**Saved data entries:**
--

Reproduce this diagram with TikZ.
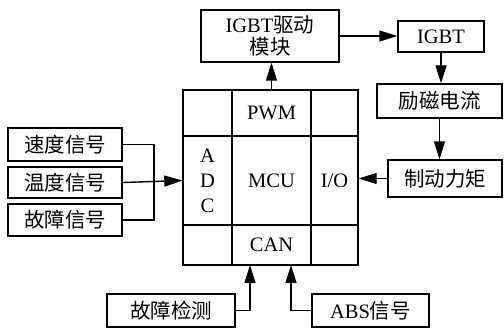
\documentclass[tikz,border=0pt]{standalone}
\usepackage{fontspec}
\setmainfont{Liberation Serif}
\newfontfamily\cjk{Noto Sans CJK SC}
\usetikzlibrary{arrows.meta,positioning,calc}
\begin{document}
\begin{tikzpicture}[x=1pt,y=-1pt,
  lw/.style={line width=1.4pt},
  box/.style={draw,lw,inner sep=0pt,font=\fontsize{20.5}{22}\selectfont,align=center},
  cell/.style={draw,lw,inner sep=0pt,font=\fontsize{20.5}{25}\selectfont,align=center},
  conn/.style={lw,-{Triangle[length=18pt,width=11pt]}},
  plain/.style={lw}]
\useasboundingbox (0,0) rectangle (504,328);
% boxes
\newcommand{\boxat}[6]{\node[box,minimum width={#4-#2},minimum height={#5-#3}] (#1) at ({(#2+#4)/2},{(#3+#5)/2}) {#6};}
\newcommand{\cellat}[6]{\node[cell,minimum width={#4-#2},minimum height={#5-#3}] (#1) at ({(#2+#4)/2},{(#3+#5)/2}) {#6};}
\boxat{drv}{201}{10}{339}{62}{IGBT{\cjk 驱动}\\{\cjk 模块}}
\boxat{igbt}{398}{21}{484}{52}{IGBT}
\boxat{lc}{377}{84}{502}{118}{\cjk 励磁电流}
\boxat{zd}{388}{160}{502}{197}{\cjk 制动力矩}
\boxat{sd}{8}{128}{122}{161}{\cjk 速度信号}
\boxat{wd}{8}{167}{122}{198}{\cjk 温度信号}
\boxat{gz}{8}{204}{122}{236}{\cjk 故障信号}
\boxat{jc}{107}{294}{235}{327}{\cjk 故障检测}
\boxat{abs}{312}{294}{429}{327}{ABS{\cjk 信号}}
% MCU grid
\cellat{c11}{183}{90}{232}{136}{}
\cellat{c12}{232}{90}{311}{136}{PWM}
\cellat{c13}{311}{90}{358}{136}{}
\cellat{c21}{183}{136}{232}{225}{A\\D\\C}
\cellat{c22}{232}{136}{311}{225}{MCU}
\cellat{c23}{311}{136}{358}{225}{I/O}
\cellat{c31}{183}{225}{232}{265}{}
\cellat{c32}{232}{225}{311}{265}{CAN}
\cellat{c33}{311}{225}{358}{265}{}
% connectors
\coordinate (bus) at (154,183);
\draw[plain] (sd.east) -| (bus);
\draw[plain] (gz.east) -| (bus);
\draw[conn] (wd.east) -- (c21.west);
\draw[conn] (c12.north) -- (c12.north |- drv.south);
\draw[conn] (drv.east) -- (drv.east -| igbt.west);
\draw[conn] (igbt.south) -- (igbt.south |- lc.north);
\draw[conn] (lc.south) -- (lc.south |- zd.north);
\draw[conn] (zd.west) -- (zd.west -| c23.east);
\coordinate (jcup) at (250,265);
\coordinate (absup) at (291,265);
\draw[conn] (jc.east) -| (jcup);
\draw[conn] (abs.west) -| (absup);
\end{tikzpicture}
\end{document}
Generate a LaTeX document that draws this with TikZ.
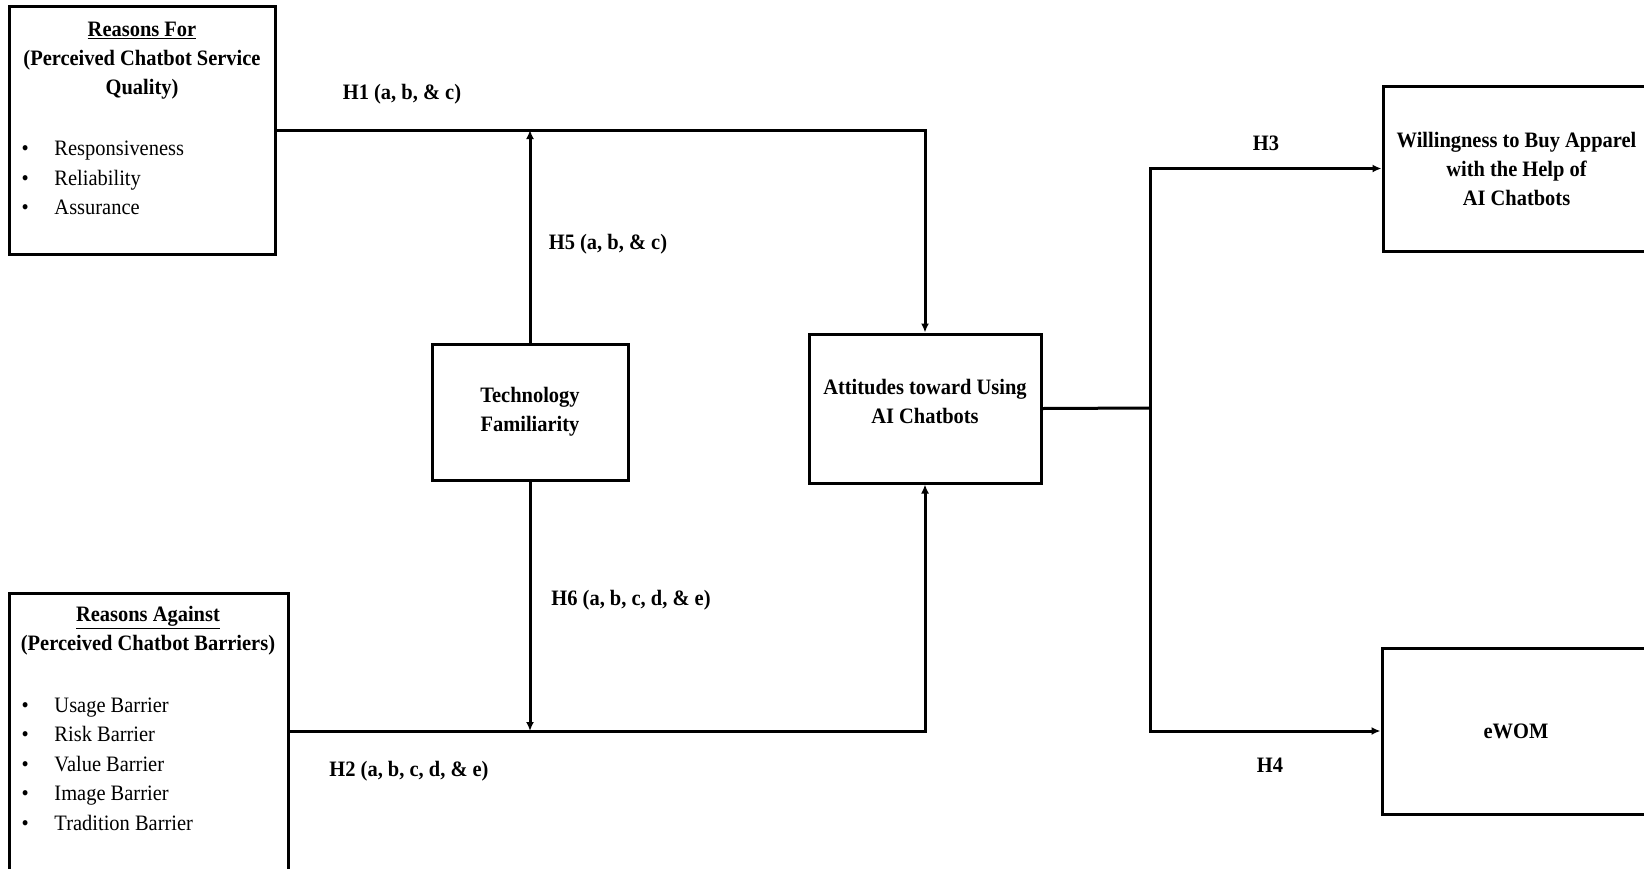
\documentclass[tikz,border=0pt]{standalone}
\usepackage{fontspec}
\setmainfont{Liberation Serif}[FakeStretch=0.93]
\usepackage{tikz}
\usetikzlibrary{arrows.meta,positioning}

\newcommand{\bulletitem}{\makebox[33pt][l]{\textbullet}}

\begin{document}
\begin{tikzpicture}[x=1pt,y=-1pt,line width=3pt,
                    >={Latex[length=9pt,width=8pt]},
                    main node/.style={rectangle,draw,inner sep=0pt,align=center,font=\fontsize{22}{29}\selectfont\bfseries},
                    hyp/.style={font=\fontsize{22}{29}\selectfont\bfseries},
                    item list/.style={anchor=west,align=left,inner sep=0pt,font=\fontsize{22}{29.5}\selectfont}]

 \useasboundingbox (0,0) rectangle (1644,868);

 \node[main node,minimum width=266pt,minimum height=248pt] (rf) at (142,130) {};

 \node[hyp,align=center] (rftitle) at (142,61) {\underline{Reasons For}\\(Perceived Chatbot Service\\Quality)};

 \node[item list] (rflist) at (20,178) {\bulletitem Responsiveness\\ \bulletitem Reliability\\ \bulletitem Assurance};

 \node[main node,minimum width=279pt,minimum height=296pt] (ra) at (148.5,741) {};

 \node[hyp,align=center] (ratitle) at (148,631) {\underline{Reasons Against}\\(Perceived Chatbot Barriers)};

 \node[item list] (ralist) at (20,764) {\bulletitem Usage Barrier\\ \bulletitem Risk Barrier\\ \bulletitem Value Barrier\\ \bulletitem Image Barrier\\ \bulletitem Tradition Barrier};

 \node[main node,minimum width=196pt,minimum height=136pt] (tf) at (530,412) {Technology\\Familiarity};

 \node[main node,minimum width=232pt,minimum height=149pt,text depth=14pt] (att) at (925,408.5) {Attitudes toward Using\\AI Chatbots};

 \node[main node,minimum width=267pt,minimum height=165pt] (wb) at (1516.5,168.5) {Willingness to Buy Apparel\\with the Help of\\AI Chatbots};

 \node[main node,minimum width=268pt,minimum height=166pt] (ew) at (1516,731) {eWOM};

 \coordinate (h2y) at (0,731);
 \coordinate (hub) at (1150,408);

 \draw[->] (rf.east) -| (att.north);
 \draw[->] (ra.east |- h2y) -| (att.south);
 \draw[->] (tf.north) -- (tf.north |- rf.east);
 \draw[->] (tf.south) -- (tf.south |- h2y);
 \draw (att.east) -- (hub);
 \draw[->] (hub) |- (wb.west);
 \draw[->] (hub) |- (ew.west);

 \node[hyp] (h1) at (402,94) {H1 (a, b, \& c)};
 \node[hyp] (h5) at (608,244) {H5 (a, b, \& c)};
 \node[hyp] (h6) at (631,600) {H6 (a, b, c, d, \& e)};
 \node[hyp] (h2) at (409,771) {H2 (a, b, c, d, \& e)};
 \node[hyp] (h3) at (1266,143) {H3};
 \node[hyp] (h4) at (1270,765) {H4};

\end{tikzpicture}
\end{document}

--

**STATED TASK:** Quote the listing above in full, except for the pictures.

**ANSWER TO THIS PROBLEM:**
Reproduce this diagram with TikZ.
\documentclass[tikz,border=0pt]{standalone}
\usepackage{fontspec}
\setmainfont{Liberation Serif}
\newfontfamily\cjk{Noto Sans CJK SC}
\usetikzlibrary{arrows.meta,positioning,calc}
\begin{document}
\begin{tikzpicture}[x=1pt,y=-1pt,
  lw/.style={line width=1.4pt},
  box/.style={draw,lw,inner sep=0pt,font=\fontsize{20.5}{22}\selectfont,align=center},
  cell/.style={draw,lw,inner sep=0pt,font=\fontsize{20.5}{25}\selectfont,align=center},
  conn/.style={lw,-{Triangle[length=18pt,width=11pt]}},
  plain/.style={lw}]
\useasboundingbox (0,0) rectangle (504,328);
% boxes
\newcommand{\boxat}[6]{\node[box,minimum width={#4-#2},minimum height={#5-#3}] (#1) at ({(#2+#4)/2},{(#3+#5)/2}) {#6};}
\newcommand{\cellat}[6]{\node[cell,minimum width={#4-#2},minimum height={#5-#3}] (#1) at ({(#2+#4)/2},{(#3+#5)/2}) {#6};}
\boxat{drv}{201}{10}{339}{62}{IGBT{\cjk 驱动}\\{\cjk 模块}}
\boxat{igbt}{398}{21}{484}{52}{IGBT}
\boxat{lc}{377}{84}{502}{118}{\cjk 励磁电流}
\boxat{zd}{388}{160}{502}{197}{\cjk 制动力矩}
\boxat{sd}{8}{128}{122}{161}{\cjk 速度信号}
\boxat{wd}{8}{167}{122}{198}{\cjk 温度信号}
\boxat{gz}{8}{204}{122}{236}{\cjk 故障信号}
\boxat{jc}{107}{294}{235}{327}{\cjk 故障检测}
\boxat{abs}{312}{294}{429}{327}{ABS{\cjk 信号}}
% MCU grid
\cellat{c11}{183}{90}{232}{136}{}
\cellat{c12}{232}{90}{311}{136}{PWM}
\cellat{c13}{311}{90}{358}{136}{}
\cellat{c21}{183}{136}{232}{225}{A\\D\\C}
\cellat{c22}{232}{136}{311}{225}{MCU}
\cellat{c23}{311}{136}{358}{225}{I/O}
\cellat{c31}{183}{225}{232}{265}{}
\cellat{c32}{232}{225}{311}{265}{CAN}
\cellat{c33}{311}{225}{358}{265}{}
% connectors
\coordinate (bus) at (154,183);
\draw[plain] (sd.east) -| (bus);
\draw[plain] (gz.east) -| (bus);
\draw[conn] (wd.east) -- (c21.west);
\draw[conn] (c12.north) -- (c12.north |- drv.south);
\draw[conn] (drv.east) -- (drv.east -| igbt.west);
\draw[conn] (igbt.south) -- (igbt.south |- lc.north);
\draw[conn] (lc.south) -- (lc.south |- zd.north);
\draw[conn] (zd.west) -- (zd.west -| c23.east);
\coordinate (jcup) at (250,265);
\coordinate (absup) at (291,265);
\draw[conn] (jc.east) -| (jcup);
\draw[conn] (abs.west) -| (absup);
\end{tikzpicture}
\end{document}
Generate a LaTeX document that draws this with TikZ.
\documentclass[tikz,border=0pt]{standalone}
\usepackage{fontspec}
\setmainfont{Liberation Serif}[FakeStretch=0.93]
\usepackage{tikz}
\usetikzlibrary{arrows.meta,positioning}

\newcommand{\bulletitem}{\makebox[33pt][l]{\textbullet}}

\begin{document}
\begin{tikzpicture}[x=1pt,y=-1pt,line width=3pt,
                    >={Latex[length=9pt,width=8pt]},
                    main node/.style={rectangle,draw,inner sep=0pt,align=center,font=\fontsize{22}{29}\selectfont\bfseries},
                    hyp/.style={font=\fontsize{22}{29}\selectfont\bfseries},
                    item list/.style={anchor=west,align=left,inner sep=0pt,font=\fontsize{22}{29.5}\selectfont}]

 \useasboundingbox (0,0) rectangle (1644,868);

 \node[main node,minimum width=266pt,minimum height=248pt] (rf) at (142,130) {};

 \node[hyp,align=center] (rftitle) at (142,61) {\underline{Reasons For}\\(Perceived Chatbot Service\\Quality)};

 \node[item list] (rflist) at (20,178) {\bulletitem Responsiveness\\ \bulletitem Reliability\\ \bulletitem Assurance};

 \node[main node,minimum width=279pt,minimum height=296pt] (ra) at (148.5,741) {};

 \node[hyp,align=center] (ratitle) at (148,631) {\underline{Reasons Against}\\(Perceived Chatbot Barriers)};

 \node[item list] (ralist) at (20,764) {\bulletitem Usage Barrier\\ \bulletitem Risk Barrier\\ \bulletitem Value Barrier\\ \bulletitem Image Barrier\\ \bulletitem Tradition Barrier};

 \node[main node,minimum width=196pt,minimum height=136pt] (tf) at (530,412) {Technology\\Familiarity};

 \node[main node,minimum width=232pt,minimum height=149pt,text depth=14pt] (att) at (925,408.5) {Attitudes toward Using\\AI Chatbots};

 \node[main node,minimum width=267pt,minimum height=165pt] (wb) at (1516.5,168.5) {Willingness to Buy Apparel\\with the Help of\\AI Chatbots};

 \node[main node,minimum width=268pt,minimum height=166pt] (ew) at (1516,731) {eWOM};

 \coordinate (h2y) at (0,731);
 \coordinate (hub) at (1150,408);

 \draw[->] (rf.east) -| (att.north);
 \draw[->] (ra.east |- h2y) -| (att.south);
 \draw[->] (tf.north) -- (tf.north |- rf.east);
 \draw[->] (tf.south) -- (tf.south |- h2y);
 \draw (att.east) -- (hub);
 \draw[->] (hub) |- (wb.west);
 \draw[->] (hub) |- (ew.west);

 \node[hyp] (h1) at (402,94) {H1 (a, b, \& c)};
 \node[hyp] (h5) at (608,244) {H5 (a, b, \& c)};
 \node[hyp] (h6) at (631,600) {H6 (a, b, c, d, \& e)};
 \node[hyp] (h2) at (409,771) {H2 (a, b, c, d, \& e)};
 \node[hyp] (h3) at (1266,143) {H3};
 \node[hyp] (h4) at (1270,765) {H4};

\end{tikzpicture}
\end{document}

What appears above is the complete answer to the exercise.